Искать науку там, где ее нет, – не меньшее заблуждение, чем недооценивать хотя бы минимальное ее значение. Кого-то удивило, даже покоробило отношение Черчесова к наличию в команде спортивного психолога. Конкретные примеры чуть дальше – когда сборная России на этих страницах будет обыгрывать Испанию.
У любого руководителя есть право выбора – если чувствуешь силы управлять коллективом, обладаешь достаточной волей, чтобы инициировать и проводить собеседования с игроками (Черчесов делает это достаточно часто и даже косвенно обозначает умение вести диалог как составную часть рабочего стиля), психолог ему вряд ли поможет. Если тренер видит границы своего влияния в этом вопросе, чуткий профи необходим.
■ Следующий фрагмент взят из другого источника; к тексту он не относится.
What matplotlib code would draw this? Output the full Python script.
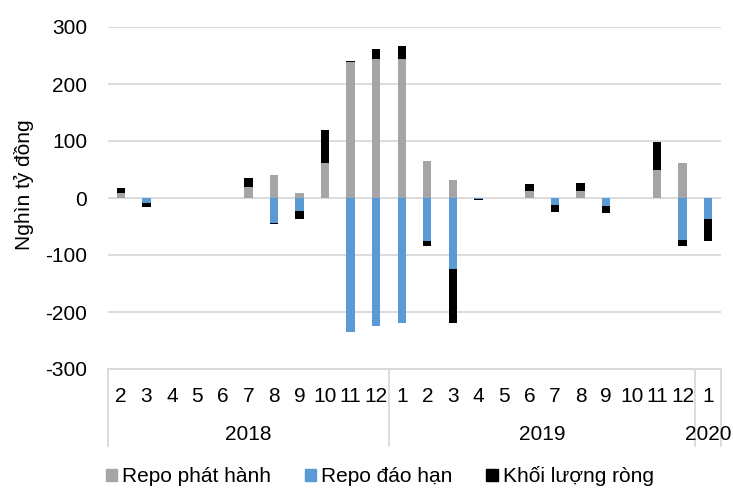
import numpy as np
import matplotlib
matplotlib.use('Agg')
from matplotlib import pyplot as plt
from matplotlib.transforms import blended_transform_factory
from matplotlib.patches import Patch

plt.rcParams['font.family'] = ['Liberation Sans', 'DejaVu Sans']
plt.rcParams['axes.unicode_minus'] = False

# months, Feb 2018 .. Jan 2020
months = ['2', '3', '4', '5', '6', '7', '8', '9', '10', '11', '12',
          '1', '2', '3', '4', '5', '6', '7', '8', '9', '10', '11', '12',
          '1']
years = ['2018', '2019', '2020']
year_counts = [11, 12, 1]

# nghin ty dong
repo_issue = [8, 0, 0, 0, 0, 19, 40, 8, 61, 238, 243,
              243, 65, 31, 0, 0, 12, 0, 13, 0, 0, 50, 61,
              0]
repo_mature = [0, -8, 0, 0, 0, 0, -43, -22, 0, -235, -224,
               -219, -75, -125, -2, 0, 0, -12, 0, -14, 0, 0, -73,
               -37]
net_volume = [9, -8, 0, 0, 0, 16, -2, -15, 59, 2, 18,
              24, -9, -95, -1, 0, 13, -12, 13, -13, 0, 48, -11,
              -38]

GRAY = '#a5a5a5'
BLUE = '#5b9bd5'
BLACK = '#000000'
GRID = '#d9d9d9'
FS = 15


def main():
    fig = plt.figure(figsize=(7.33, 4.91), dpi=100)
    ax = fig.add_axes([108 / 733, 1 - 369 / 491, 613 / 733, 342 / 491])

    x = np.arange(len(months))
    issue = np.array(repo_issue, dtype=float)
    mature = np.array(repo_mature, dtype=float)
    net = np.array(net_volume, dtype=float)
    net_bottom = np.where(net >= 0, issue, mature)

    w = 0.33
    ax.bar(x, issue, w, color=GRAY, zorder=3)
    ax.bar(x, mature, w, color=BLUE, zorder=3)
    ax.bar(x, net, w, bottom=net_bottom, color=BLACK, zorder=3)

    ax.set_xlim(-0.5, len(months) - 0.5)
    ax.set_ylim(-300, 300)
    ax.set_yticks(np.arange(-300, 301, 100))
    ax.set_xticks([])
    ax.yaxis.grid(True, color=GRID, linewidth=1.3, zorder=0)
    for s in ['top', 'right', 'left']:
        ax.spines[s].set_visible(False)
    ax.spines['bottom'].set_color(GRID)
    ax.spines['bottom'].set_linewidth(1.3)
    ax.tick_params(axis='y', length=0, pad=15, labelsize=FS)
    ax.set_ylabel('Nghìn tỷ đồng', fontsize=FS)
    ax.yaxis.set_label_coords(-0.121, 0.54)

    # two level category axis
    tr = blended_transform_factory(ax.transData, fig.transFigure)
    for i, m in enumerate(months):
        ax.text(i, 1 - 396 / 491, m, transform=tr, ha='center',
                va='center', fontsize=FS)
    start = 0
    edges = [-0.5]
    for yr, n in zip(years, year_counts):
        ax.text(start + (n - 1) / 2, 1 - 435 / 491, yr, transform=tr,
                ha='center', va='center', fontsize=FS)
        start += n
        edges.append(start - 0.5)
    for e in edges:
        ax.plot([e, e], [1 - 369 / 491, 1 - 446 / 491], transform=tr,
                color=GRID, linewidth=1.3, clip_on=False)

    handles = [Patch(color=GRAY), Patch(color=BLUE), Patch(color=BLACK)]
    labels = ['Repo phát hành', 'Repo đáo hạn', 'Khối lượng ròng']
    fig.legend(handles, labels, loc='center', bbox_to_anchor=(0.518, 0.03),
               ncol=3, frameon=False, fontsize=FS, handlelength=0.55,
               handleheight=0.55, handletextpad=0.25, columnspacing=1.6)

    fig.savefig('out.png', dpi=100)


if __name__ == '__main__':
    main()
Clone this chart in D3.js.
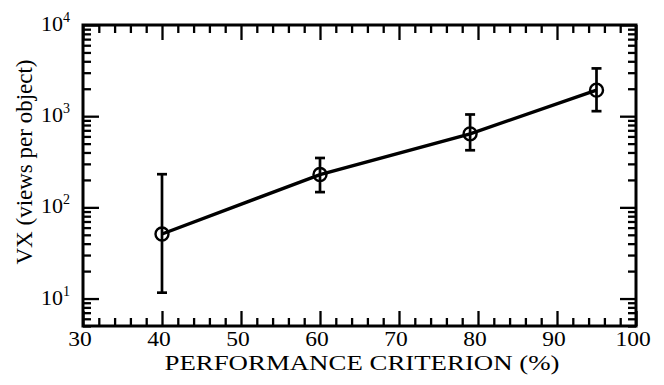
<!DOCTYPE html>
<html>
<head>
<meta charset="utf-8">
<script src="https://cdn.jsdelivr.net/npm/d3@7"></script>
<style>
  html, body { margin: 0; padding: 0; background: #fff; }
  svg { display: block; }
  text { font-family: "Liberation Serif", "Times New Roman", serif; fill: #000; }
</style>
</head>
<body>
<svg id="chart" width="664" height="385"></svg>
<script>
// Performance criterion (%) vs. views per object, with error bars
const criterion = [40, 60, 79, 95];
const viewsMean = [51, 229, 640, 1930];
const viewsLow  = [11.6, 147, 423, 1135];
const viewsHigh = [231, 348, 1044, 3342];

const xMajorTicks = [30, 40, 50, 60, 70, 80, 90, 100];
const yDecadeExps = [1, 2, 3, 4];

const W = 664, H = 385;
const margin = { top: 25, right: 28, bottom: 59, left: 83 };

const svg = d3.select("#chart");

const x = d3.scaleLinear().domain([30, 100]).range([margin.left, W - margin.right]);
const y = d3.scaleLog().domain([5, 10000]).range([H - margin.bottom, margin.top]);

const x0 = x.range()[0], x1 = x.range()[1];
const y0 = y.range()[0], y1 = y.range()[1];

// minor ticks: every 2 % on x, 2..9 within each decade on y
const xMinorTicks = d3.range(30, 101, 2).filter(v => v % 10 !== 0);
const yMinorTicks = [];
for (let e = 0; e <= 3; e++) {
  for (let m = 2; m <= 9; m++) {
    const v = m * Math.pow(10, e);
    if (v >= 5 && v <= 10000) yMinorTicks.push(v);
  }
}
const yMajorTicks = yDecadeExps.map(e => Math.pow(10, e));

const MAJ = 15, MIN = 8;

function styleAxis(g) {
  g.select(".domain").remove();
  g.selectAll(".tick line").attr("stroke", "#000").attr("stroke-width", 2.3);
  g.selectAll(".tick text").remove();
}

// inward-pointing ticks on all four sides
svg.append("g").attr("transform", `translate(0,${y0})`)
  .call(d3.axisBottom(x).tickValues(xMajorTicks).tickSize(-MAJ).tickSizeOuter(0)).call(styleAxis);
svg.append("g").attr("transform", `translate(0,${y0})`)
  .call(d3.axisBottom(x).tickValues(xMinorTicks).tickSize(-MIN).tickSizeOuter(0)).call(styleAxis);
svg.append("g").attr("transform", `translate(0,${y1})`)
  .call(d3.axisTop(x).tickValues(xMajorTicks).tickSize(-MAJ).tickSizeOuter(0)).call(styleAxis);
svg.append("g").attr("transform", `translate(0,${y1})`)
  .call(d3.axisTop(x).tickValues(xMinorTicks).tickSize(-MIN).tickSizeOuter(0)).call(styleAxis);
svg.append("g").attr("transform", `translate(${x0},0)`)
  .call(d3.axisLeft(y).tickValues(yMajorTicks).tickSize(-MAJ - 1).tickSizeOuter(0)).call(styleAxis);
svg.append("g").attr("transform", `translate(${x0},0)`)
  .call(d3.axisLeft(y).tickValues(yMinorTicks).tickSize(-MIN).tickSizeOuter(0)).call(styleAxis);
svg.append("g").attr("transform", `translate(${x1},0)`)
  .call(d3.axisRight(y).tickValues(yMajorTicks).tickSize(-MAJ - 1).tickSizeOuter(0)).call(styleAxis);
svg.append("g").attr("transform", `translate(${x1},0)`)
  .call(d3.axisRight(y).tickValues(yMinorTicks).tickSize(-MIN).tickSizeOuter(0)).call(styleAxis);

// plot frame
svg.append("rect")
  .attr("x", x0).attr("y", y1)
  .attr("width", x1 - x0).attr("height", y0 - y1)
  .attr("fill", "none").attr("stroke", "#000").attr("stroke-width", 3);

// x tick labels (slightly wide set type)
svg.append("g").selectAll("text").data(xMajorTicks).join("text")
  .attr("transform", d => `translate(${x(d) - 3},${y0 + 20}) scale(1.12,1)`)
  .attr("text-anchor", "middle")
  .style("font-size", "21px")
  .text(d => d);

// y tick labels as powers of ten
const yLab = svg.append("g").selectAll("text").data(yDecadeExps).join("text")
  .attr("x", x0 - 13)
  .attr("y", e => y(Math.pow(10, e)) + 6)
  .attr("text-anchor", "end")
  .style("font-size", "22px");
yLab.append("tspan").text("10");
yLab.append("tspan").attr("dy", -9).style("font-size", "14px").text(e => e);

// axis titles
svg.append("text")
  .attr("x", 362)
  .attr("y", 370)
  .attr("text-anchor", "middle")
  .attr("textLength", 395)
  .attr("lengthAdjust", "spacingAndGlyphs")
  .style("font-size", "21px")
  .text("PERFORMANCE CRITERION (%)");

svg.append("text")
  .attr("transform", `translate(32,162) rotate(-90)`)
  .attr("text-anchor", "middle")
  .style("font-size", "23px")
  .text("VX (views per object)");

// data
const pts = criterion.map((c, i) => ({ c, m: viewsMean[i], lo: viewsLow[i], hi: viewsHigh[i] }));

const line = d3.line().x(d => x(d.c)).y(d => y(d.m));
svg.append("path")
  .datum(pts)
  .attr("d", line)
  .attr("fill", "none")
  .attr("stroke", "#000")
  .attr("stroke-width", 3.4);

const cap = 5;
const eb = svg.append("g").attr("stroke", "#000").attr("stroke-width", 2.7);
eb.selectAll(".stem").data(pts).join("line")
  .attr("x1", d => x(d.c)).attr("x2", d => x(d.c))
  .attr("y1", d => y(d.lo)).attr("y2", d => y(d.hi));
eb.selectAll(".capHi").data(pts).join("line")
  .attr("x1", d => x(d.c) - cap).attr("x2", d => x(d.c) + cap)
  .attr("y1", d => y(d.hi)).attr("y2", d => y(d.hi));
eb.selectAll(".capLo").data(pts).join("line")
  .attr("x1", d => x(d.c) - cap).attr("x2", d => x(d.c) + cap)
  .attr("y1", d => y(d.lo)).attr("y2", d => y(d.lo));

svg.append("g").selectAll("circle").data(pts).join("circle")
  .attr("cx", d => x(d.c)).attr("cy", d => y(d.m))
  .attr("r", 6.5)
  .attr("fill", "none")
  .attr("stroke", "#000")
  .attr("stroke-width", 2.4);
</script>
</body>
</html>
Великое множество раз футбольные клубы обращались к психологам, но «не заходило». В 2005 году, когда я работал в футбольном клубе «Зенит», а его тренером был Властимил Петржела, генеральный директор Илья Черкасов предложил чеху эксперимент – ввести в тренерский штаб человека, который поможет команде не упускать почти добытые победы в «пограничных» матчах. Петржела был не рад, но согласился. Властимил мог, конечно, сделать квадратную челюсть и пойти на принцип, как это периодически делал, но он с уважением относился к руководителям клуба. После нескольких собеседований футболисты действительно почувствовали изменения – всем нутром ощутили приступ иронии. И дело не в том, что специалист был плохой. Просто говорил он с игроками на разных языках и оказался весьма далек от способности сделать свои навыки эффективными на практике. «Я – практик. Игроки знают это». Это уже слова Черчесова, если не забыли.
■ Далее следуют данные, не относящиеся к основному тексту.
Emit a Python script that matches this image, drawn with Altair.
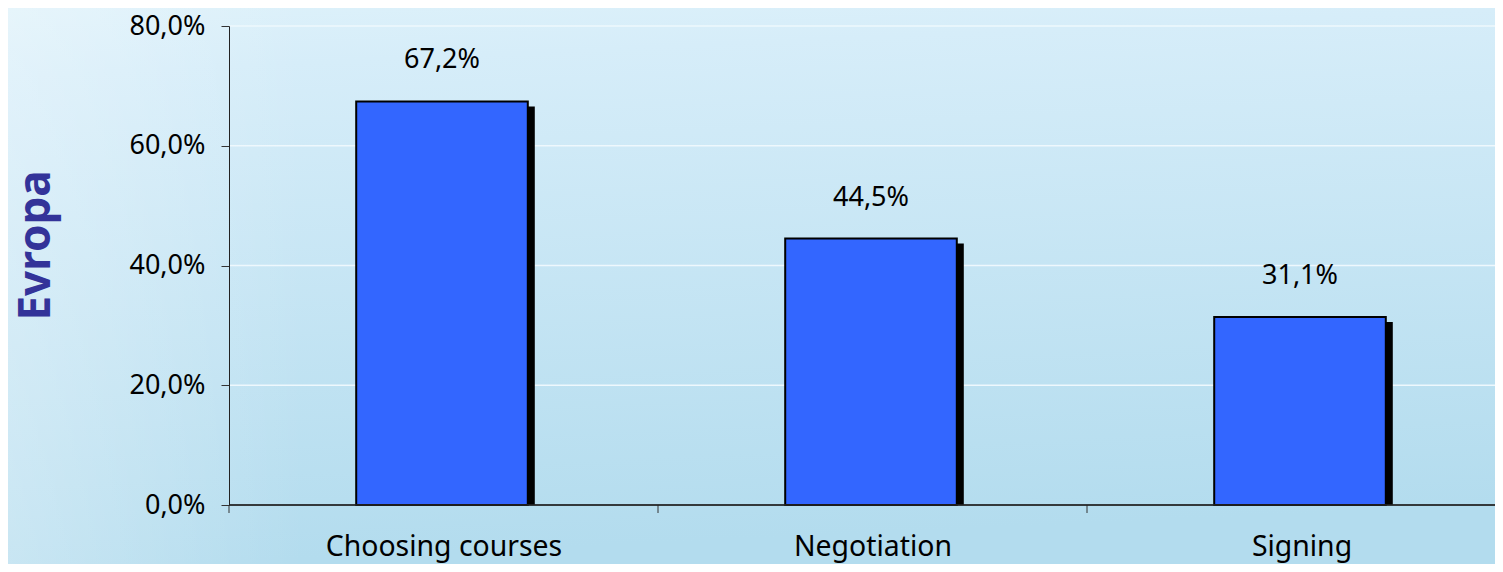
import altair as alt
import pandas as pd

categories = ["Choosing courses", "Negotiation", "Signing"]
values = [67.4, 44.5, 31.4]
labels = ["67,2%", "44,5%", "31,1%"]
grid_values = [20, 40, 60, 80]
FONT = "Noto Sans"

df = pd.DataFrame({"cat": categories, "v": values, "label": labels})
gdf = pd.DataFrame({"g": grid_values})

W, H = 1266, 479
PL, PT, PB = 221, 18, 59

x_scale = alt.Scale(domain=categories, range=[-1.5, 1285.5], paddingInner=0.6, paddingOuter=0.3)
y_scale = alt.Scale(domain=[0, 80], nice=False)
x_axis = alt.Axis(title=None, labelAngle=0, ticks=False, domain=False, grid=False,
                  labelFont=FONT, labelFontSize=28.4, labelColor="#000000",
                  labelPadding=28, labelLimit=400, labelOffset=2, zindex=1)
y_axis = alt.Axis(values=[0, 20, 40, 60, 80], grid=False, tickSize=8, tickColor="#333333",
                  domainColor="#222222", labelFont=FONT, labelFontSize=27,
                  labelColor="#000000", labelPadding=16,
                  labelExpr="replace(format(datum.value,'.1f'),'.',',')+'%'",
                  title="Evropa", titleFont=FONT, titleFontSize=44, titleFontWeight="bold",
                  titleColor="#333399", titleX=-180, titleY=219, titleBaseline="alphabetic",
                  titleAlign="center", zindex=1)
x_enc = alt.X("cat:N", scale=x_scale, sort=categories, axis=x_axis)
y_enc = alt.Y("v:Q", scale=y_scale, axis=y_axis)

bg = alt.Chart(pd.DataFrame({"a": [0]})).mark_rect(
    fill=alt.LinearGradient(gradient="linear", x1=0, y1=0, x2=0.12, y2=1,
                            stops=[alt.GradientStop(offset=0, color="#DDF1FA"),
                                   alt.GradientStop(offset=0.12, color="#D6EDF9"),
                                   alt.GradientStop(offset=1, color="#B3DCEE")])
).encode(x=alt.value(-PL), x2=alt.value(W), y=alt.value(-PT), y2=alt.value(H + PB))

glow = alt.Chart(pd.DataFrame({"a": [0]})).mark_rect(
    fill=alt.LinearGradient(gradient="linear", x1=0, y1=0, x2=1, y2=0,
                            stops=[alt.GradientStop(offset=0, color="rgba(255,255,255,0.28)"),
                                   alt.GradientStop(offset=0.2, color="rgba(255,255,255,0)"),
                                   alt.GradientStop(offset=1, color="rgba(255,255,255,0)")])
).encode(x=alt.value(-PL), x2=alt.value(W), y=alt.value(-PT), y2=alt.value(H + PB))

grid = alt.Chart(gdf).mark_rule(color="#EEF8FD", strokeWidth=1.5).encode(
    y=alt.Y("g:Q", scale=y_scale, axis=y_axis), x=alt.value(0), x2=alt.value(W))

shadow = alt.Chart(df).mark_bar(color="#000000", xOffset=7, x2Offset=7, yOffset=5).encode(
    x=x_enc, y=y_enc, y2=alt.datum(0))

bars = alt.Chart(df).mark_bar(color="#3366FF", stroke="#000000", strokeWidth=2).encode(
    x=x_enc, y=y_enc, y2=alt.datum(0))

text = alt.Chart(df).mark_text(font=FONT, fontSize=27, color="#000000", dy=-41, baseline="middle").encode(
    x=x_enc, y=y_enc, text="label:N")

ticks = alt.Chart(df).mark_rule(color="#333333", xOffset=-127.2).encode(
    x=alt.X("cat:N", scale=x_scale, sort=categories, bandPosition=0, axis=x_axis),
    y=alt.value(H), y2=alt.value(H + 8))

base = alt.Chart(df).mark_rule(color="#222222").encode(
    x=alt.value(0), x2=alt.value(W), y=alt.value(H))

chart = alt.layer(bg, glow, grid, shadow, bars, text, ticks, base).properties(
    width=W, height=H,
    padding={"left": PL, "top": PT, "right": 0, "bottom": PB},
    autosize=alt.AutoSizeParams(type="none"),
).configure_view(stroke=None)

chart.save("out.html", embed_options={"renderer": "svg", "actions": False})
После первого матча «Зенита» капитан Владислав Радимов подошел к психологу прямо в коридоре «Петровского», вполне доброжелательно хлопнул его по плечу и спросил:
– Ну что, как вам игра с психологической точки зрения?
Свидетелям этого разговора было сложно сдержать смех. Чтобы не превратить дальнейшее сотрудничество в абсурд, от психолога «Зенит» довольно скоро отказался.
Черчесов и Петржела – тренеры-индивидуальности, последователи той школы – не будем называть ее старой, – которая подразумевала минимальное количество дополнительных помощников в штабе. Деление на новаторов и консерваторов – грубое и неочевидное. Скорее имеет смысл разделять специалистов на тех, кто идет на крайности и даже ценой результата меняет вокруг себя мир, и тех, кто способен разобраться в деталях конструктора, рассыпанных по полу, и создать из них нечто зримое и всех устраивающее.